I’m noticing that since I started chemo, The Kids have been more clingy. It’s to be expected–they can tell I don’t feel well. I’ve had to have two blood transfusions now because my body’s been gutted out by the chemo. I just have a lot less energy than I did before going back into treatment. It’s impacting my mood a bit too. I’m sad more, which is what always happens to me when I don’t feel awesome. And The Kids sense that, and want to spend more time with me.
Fortunately, we’re finding ways to make that happen even when fatigue keeps me in bed most days. Recently they started coming to our bedroom to cuddle with us in the mornings when they wake up. Which isn’t awesome when they wake up before 6, but most mornings it’s at a reasonable hour. We’re doing a lot of reading with them–I’m reading the Harry Potter series to The Boy, and The Girl really loves a book that my cousin gave her called Rosie Revere the Engineer. (I love it too, definitely one to check out.) We’re also watching movies together more often.
I know it seems lame to spend so much time indoors when the weather is nice, but that’s part of treatment life. I get out and about when I can, but with chemo happening almost every week, there are at least a few days a week when all I do is lie around. But the upside to all this lying around is that I get a lot more cuddle time than I otherwise would, while reading all those books and watching all those movies. It’s actually pretty awesome feeling all that love from The Kids.
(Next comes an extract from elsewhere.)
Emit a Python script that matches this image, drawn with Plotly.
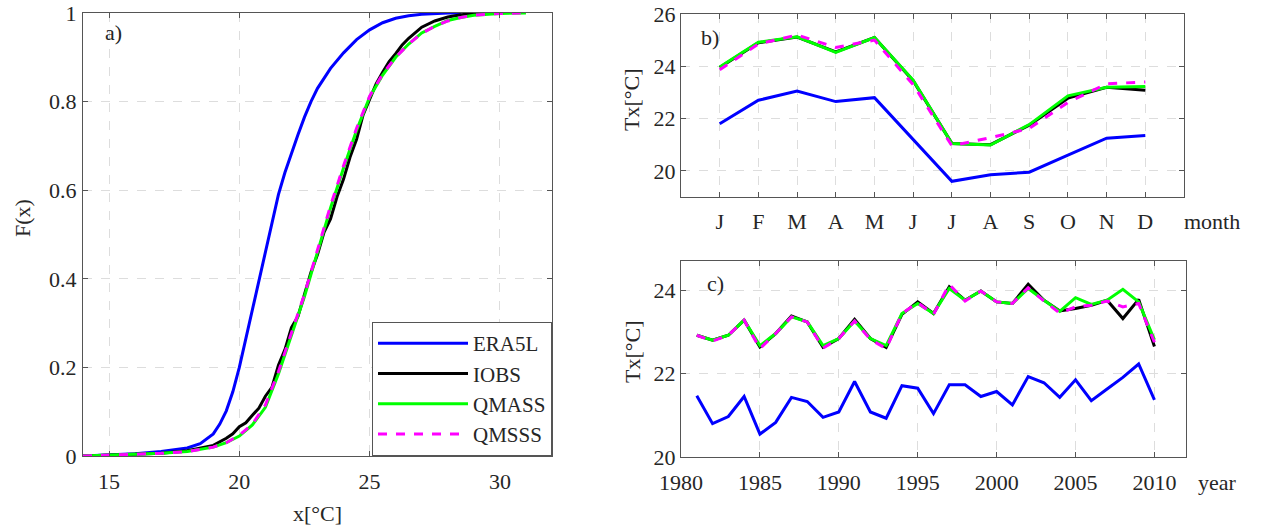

I’m hoping as treatment goes on and I start getting into a better routine, I’ll be able to plan some outings for us around my fatigue days. The Boy asked if we could go to Great Wolf Lodge (did you know there’s a bar inside the splash park? OH YEAH!) and I’ve ordered a mastectomy swimsuit. I’ll probably spend my time just laying near the wave pool, and shouting encouragement to the kids.
This is parenting with continuous illness. It’s not parenting the way other people do it. My kids don’t do organized sports and I don’t spend my weekends at soccer matches or little league games, because I’m too tired, and The Hubs has too much on his hands without adding stuff like that to the mix. We watch a lot of TV and read a lot of books and other people take the kids for play dates. It’s just simpler and slower than most families, and that’s OK.
Now, the interesting part about this is that the latest parenting trend is the 1970’s Summer. Have you read about it? The idea is that when we were little in the 70’s and 80’s, our parents didn’t sign us up for 4,000 activities. They just said “Get a popsicle and go outside to play” while they watched their stories. Well, now all the cool moms are doing 1970’s summers with their kids. Helicopter parenting is soooooo five minutes ago. How convenient for me, who literally can’t helicopter parent even if I wanted to, that the hot new thing in parenting is exactly what cancer is forcing me to do!
You know, even before cancer, I was the type of parent who sat around with a drink shouting to my kids to go play in the ditch with their friends. So it’s not like this parenting style is actually that huge of a departure from what I would have chosen. But knowing that others actually CAN choose, and I can’t…I don’t know, it’s just rough. It’s getting harder and harder to read parenting blogs for me, honestly, because I see other moms agonizing about and defending their parenting choices, and I literally can’t be bothered to worry about most of that stuff anymore.
I never knew when I started writing this blog about the Cult of Perfect Motherhood that I’d end up with this particular perspective–that I’d see exactly how ridiculous it is to obsess over the things that modern middle class American moms obsess over, because terminal cancer has put it into such stark relief. It’s pretty powerful deprogramming…but I definitely wouldn’t recommend going about it this way.